[Start]

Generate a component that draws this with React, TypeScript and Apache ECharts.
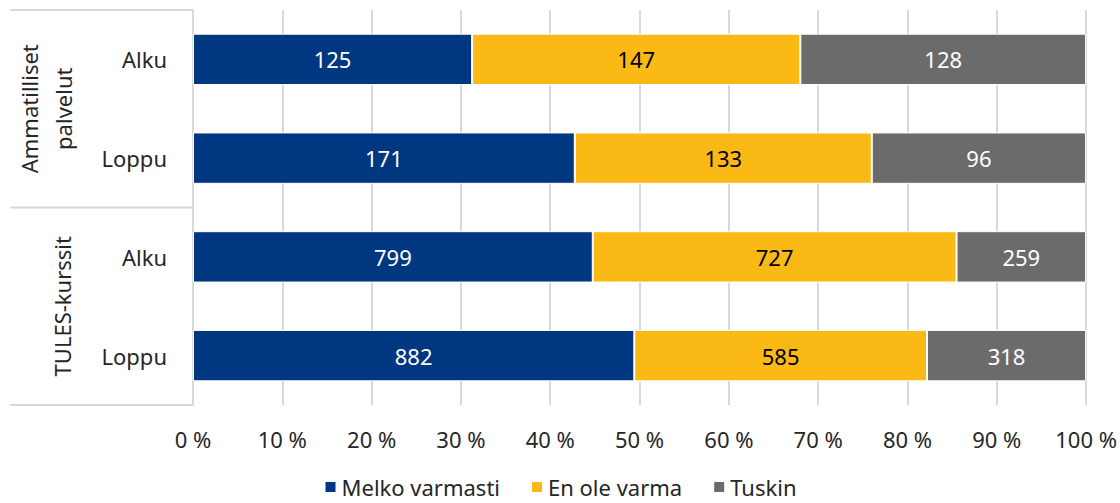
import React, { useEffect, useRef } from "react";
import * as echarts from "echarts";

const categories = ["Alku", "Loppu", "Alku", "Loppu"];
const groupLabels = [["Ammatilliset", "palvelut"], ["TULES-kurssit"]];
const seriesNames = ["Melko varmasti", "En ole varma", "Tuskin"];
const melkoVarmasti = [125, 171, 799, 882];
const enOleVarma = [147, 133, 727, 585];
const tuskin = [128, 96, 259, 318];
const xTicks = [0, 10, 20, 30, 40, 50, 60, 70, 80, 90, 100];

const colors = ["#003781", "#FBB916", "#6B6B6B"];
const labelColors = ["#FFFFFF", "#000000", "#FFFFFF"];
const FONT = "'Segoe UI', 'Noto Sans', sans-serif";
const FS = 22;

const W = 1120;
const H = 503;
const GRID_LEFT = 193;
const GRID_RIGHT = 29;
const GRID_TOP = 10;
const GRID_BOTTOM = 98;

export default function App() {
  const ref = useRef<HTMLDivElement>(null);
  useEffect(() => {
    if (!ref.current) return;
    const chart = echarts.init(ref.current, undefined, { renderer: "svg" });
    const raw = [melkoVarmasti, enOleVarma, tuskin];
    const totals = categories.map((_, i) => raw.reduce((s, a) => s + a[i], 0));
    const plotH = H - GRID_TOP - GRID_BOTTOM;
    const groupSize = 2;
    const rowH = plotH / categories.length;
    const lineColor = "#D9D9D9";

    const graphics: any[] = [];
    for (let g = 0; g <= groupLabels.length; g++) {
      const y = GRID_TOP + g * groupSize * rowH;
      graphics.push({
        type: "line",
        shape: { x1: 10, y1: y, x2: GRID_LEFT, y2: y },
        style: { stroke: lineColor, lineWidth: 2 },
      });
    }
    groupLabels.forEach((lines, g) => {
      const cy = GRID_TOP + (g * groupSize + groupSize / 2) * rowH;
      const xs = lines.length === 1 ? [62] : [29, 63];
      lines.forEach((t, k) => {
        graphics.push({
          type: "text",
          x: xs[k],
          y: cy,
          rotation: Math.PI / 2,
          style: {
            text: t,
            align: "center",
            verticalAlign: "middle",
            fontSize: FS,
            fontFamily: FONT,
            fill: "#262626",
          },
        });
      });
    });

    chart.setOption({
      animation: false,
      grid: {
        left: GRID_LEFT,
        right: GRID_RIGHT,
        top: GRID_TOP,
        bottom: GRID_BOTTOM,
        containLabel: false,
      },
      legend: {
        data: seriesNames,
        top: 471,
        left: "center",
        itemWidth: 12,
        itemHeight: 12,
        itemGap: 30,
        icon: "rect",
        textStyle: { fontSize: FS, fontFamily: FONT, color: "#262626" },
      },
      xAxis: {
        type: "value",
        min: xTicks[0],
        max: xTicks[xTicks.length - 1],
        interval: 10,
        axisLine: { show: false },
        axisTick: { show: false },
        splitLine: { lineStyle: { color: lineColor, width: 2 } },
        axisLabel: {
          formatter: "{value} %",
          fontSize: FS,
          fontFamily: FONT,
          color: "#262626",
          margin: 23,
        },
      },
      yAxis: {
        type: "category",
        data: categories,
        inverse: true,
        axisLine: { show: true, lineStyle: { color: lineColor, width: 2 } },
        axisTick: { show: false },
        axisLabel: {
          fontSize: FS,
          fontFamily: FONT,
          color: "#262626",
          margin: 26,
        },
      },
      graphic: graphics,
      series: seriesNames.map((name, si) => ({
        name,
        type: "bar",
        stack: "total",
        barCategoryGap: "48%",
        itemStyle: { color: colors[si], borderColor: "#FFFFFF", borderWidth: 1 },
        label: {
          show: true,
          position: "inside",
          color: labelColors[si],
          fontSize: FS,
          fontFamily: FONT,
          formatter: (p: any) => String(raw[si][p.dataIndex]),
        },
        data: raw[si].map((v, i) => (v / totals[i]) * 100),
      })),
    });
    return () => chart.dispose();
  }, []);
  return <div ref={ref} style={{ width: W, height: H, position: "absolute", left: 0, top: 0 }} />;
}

[End]

= Problem to work on =
Give back every line exactly as it stands, pictures excluded.

= Correct response =
Generate a component that draws this with React, TypeScript and Apache ECharts.
import React, { useEffect, useRef } from "react";
import * as echarts from "echarts";

const categories = ["Alku", "Loppu", "Alku", "Loppu"];
const groupLabels = [["Ammatilliset", "palvelut"], ["TULES-kurssit"]];
const seriesNames = ["Melko varmasti", "En ole varma", "Tuskin"];
const melkoVarmasti = [125, 171, 799, 882];
const enOleVarma = [147, 133, 727, 585];
const tuskin = [128, 96, 259, 318];
const xTicks = [0, 10, 20, 30, 40, 50, 60, 70, 80, 90, 100];

const colors = ["#003781", "#FBB916", "#6B6B6B"];
const labelColors = ["#FFFFFF", "#000000", "#FFFFFF"];
const FONT = "'Segoe UI', 'Noto Sans', sans-serif";
const FS = 22;

const W = 1120;
const H = 503;
const GRID_LEFT = 193;
const GRID_RIGHT = 29;
const GRID_TOP = 10;
const GRID_BOTTOM = 98;

export default function App() {
  const ref = useRef<HTMLDivElement>(null);
  useEffect(() => {
    if (!ref.current) return;
    const chart = echarts.init(ref.current, undefined, { renderer: "svg" });
    const raw = [melkoVarmasti, enOleVarma, tuskin];
    const totals = categories.map((_, i) => raw.reduce((s, a) => s + a[i], 0));
    const plotH = H - GRID_TOP - GRID_BOTTOM;
    const groupSize = 2;
    const rowH = plotH / categories.length;
    const lineColor = "#D9D9D9";

    const graphics: any[] = [];
    for (let g = 0; g <= groupLabels.length; g++) {
      const y = GRID_TOP + g * groupSize * rowH;
      graphics.push({
        type: "line",
        shape: { x1: 10, y1: y, x2: GRID_LEFT, y2: y },
        style: { stroke: lineColor, lineWidth: 2 },
      });
    }
    groupLabels.forEach((lines, g) => {
      const cy = GRID_TOP + (g * groupSize + groupSize / 2) * rowH;
      const xs = lines.length === 1 ? [62] : [29, 63];
      lines.forEach((t, k) => {
        graphics.push({
          type: "text",
          x: xs[k],
          y: cy,
          rotation: Math.PI / 2,
          style: {
            text: t,
            align: "center",
            verticalAlign: "middle",
            fontSize: FS,
            fontFamily: FONT,
            fill: "#262626",
          },
        });
      });
    });

    chart.setOption({
      animation: false,
      grid: {
        left: GRID_LEFT,
        right: GRID_RIGHT,
        top: GRID_TOP,
        bottom: GRID_BOTTOM,
        containLabel: false,
      },
      legend: {
        data: seriesNames,
        top: 471,
        left: "center",
        itemWidth: 12,
        itemHeight: 12,
        itemGap: 30,
        icon: "rect",
        textStyle: { fontSize: FS, fontFamily: FONT, color: "#262626" },
      },
      xAxis: {
        type: "value",
        min: xTicks[0],
        max: xTicks[xTicks.length - 1],
        interval: 10,
        axisLine: { show: false },
        axisTick: { show: false },
        splitLine: { lineStyle: { color: lineColor, width: 2 } },
        axisLabel: {
          formatter: "{value} %",
          fontSize: FS,
          fontFamily: FONT,
          color: "#262626",
          margin: 23,
        },
      },
      yAxis: {
        type: "category",
        data: categories,
        inverse: true,
        axisLine: { show: true, lineStyle: { color: lineColor, width: 2 } },
        axisTick: { show: false },
        axisLabel: {
          fontSize: FS,
          fontFamily: FONT,
          color: "#262626",
          margin: 26,
        },
      },
      graphic: graphics,
      series: seriesNames.map((name, si) => ({
        name,
        type: "bar",
        stack: "total",
        barCategoryGap: "48%",
        itemStyle: { color: colors[si], borderColor: "#FFFFFF", borderWidth: 1 },
        label: {
          show: true,
          position: "inside",
          color: labelColors[si],
          fontSize: FS,
          fontFamily: FONT,
          formatter: (p: any) => String(raw[si][p.dataIndex]),
        },
        data: raw[si].map((v, i) => (v / totals[i]) * 100),
      })),
    });
    return () => chart.dispose();
  }, []);
  return <div ref={ref} style={{ width: W, height: H, position: "absolute", left: 0, top: 0 }} />;
}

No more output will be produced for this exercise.